Por eso sostengo que los libros se palpan, se acarician, se huelen, se marcan para entablar diálogos, discusiones, críticas; se marcan para reír, para llorar, para atascarnos, para exaltarnos, para recordarnos, años después, qué era importante para nosotros, qué lo sigue siendo y qué se ha desdibujado con otros rasgos que vamos mostrando mientras envejecemos. Regresar a un texto, después de haberlo leído tiempo atrás, y después de andar otros caminos, nos hace recuperar aquello que nos decía tanto de nosotros mismos y de la realidad o nos empuja hallar aquello que nos resulta nuevo o que por cuestiones ajenas a la experiencia no nos decía nada anteriormente. Volver a un libro siempre resulta mágico. También, comparar las traducciones y las ediciones, elegir la que nos mueve, la que nos revuelve, la que nos contiene es una tarea casi taxonómica.
El acto de leer es lanzarnos a los brazos de otra persona y hacer que se nos ofrende de manera absoluta en un brutal acto de egoísmo. Pero también exige considerar siempre la otredad, el aquí, el ahora, las condiciones, las preocupaciones, los temas, los traumas y montones de cosas más de aquél que nos permite penetrar en sus palabras, en sus pensamientos, en sus concepciones, en sus misterios. Y al mismo tiempo, leer es un acto íntimo en el que nos desnudamos y nos entregamos a solas: es también un acto de amor; un acto de amor propio.
Leer nos permite regir el tiempo; cortar la historia, retomarla, regresar y regresar y regresar, o irnos, porque también es válido. Leer nos permite maniobrar con el espacio porque el cuerpo puede acomodarse conforme a nuestro placer para que la cabeza pueda viajar a lugares en los que quizá nunca estaremos, a épocas que ya se fueron y que no volverán, a paisajes rotos o embellecidos, a gente con la que no hablaremos, a momentos en los que no estaremos aunque estemos través de la imaginación. El espacio se vuelve un lugar relativo, se convierte en múltiples lugares.
Leer nos permite mirarnos en un juego de espejos que nos muestra, nos expone, nos deforma y nos transforma. Leer nos permite acercarnos al mundo, tocarlo, estar en él, significarnos y resignificarnos, interpretarnos y reinterpretarnos en él. Cada palabra elegida, cada idea vertida, la estructura de un enunciado, el orden de ideas acomodadas en un párrafo va arrancando y dejando tras de sí aquello que éramos treinta segundos antes.

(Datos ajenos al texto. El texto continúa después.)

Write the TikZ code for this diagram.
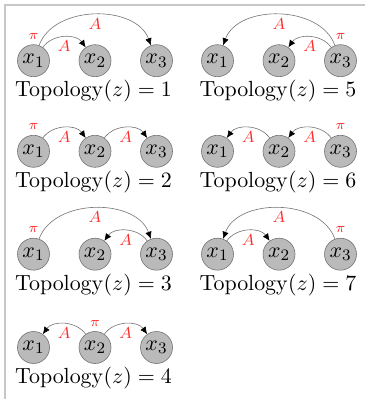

Reviso ahora la antología de Las mil y una noches que mi hermana trajo hace tantos años a casa, específicamente las noches que van de la 536 a la 566 en las que Sahrazad cuenta cómo Sindbad el marino le narró sus siete viajes a Sindbad el faquín, el cargador. Miro mis marcas que siguen el sexto viaje del primer Sindbad y me enfrento a los versos que refieren al momento en que está lanzándose al agua en una balsa por él construida para librarse de la muerte. Al leer esas palabras, casi veinte años después, no dejan de resonar en mi cabeza y de alterarme el corazón. Son palabras de esperanza para quien intenta salvar su vida. Son palabras que ya no podré olvidar.
¡Parte del lugar en que sufres, abandona la casa y lamenta [la muerte de] quien la ha construido!
Encontrarás una tierra que sustituya a ésta, pero no hallarás un alma que remplace a la tuya.
No temas los acontecimientos que traigan las noches, pues todas las desgracias se dirigen a su fin.
Quien esté destinado a morir en un lugar, no morirá en otro.
No envíes a tu mensajero si se trata de un caso difícil: el alma no tiene más mensajero que ella misma.
Y entonces avanzó por el río quedando en las tinieblas.
(De lo demás entérense ustedes).
Si lo han leído entenderán a lo que me refiero. Si no lo han leído, ya se les hizo tarde y son mil y una noches. Échenle cuentas.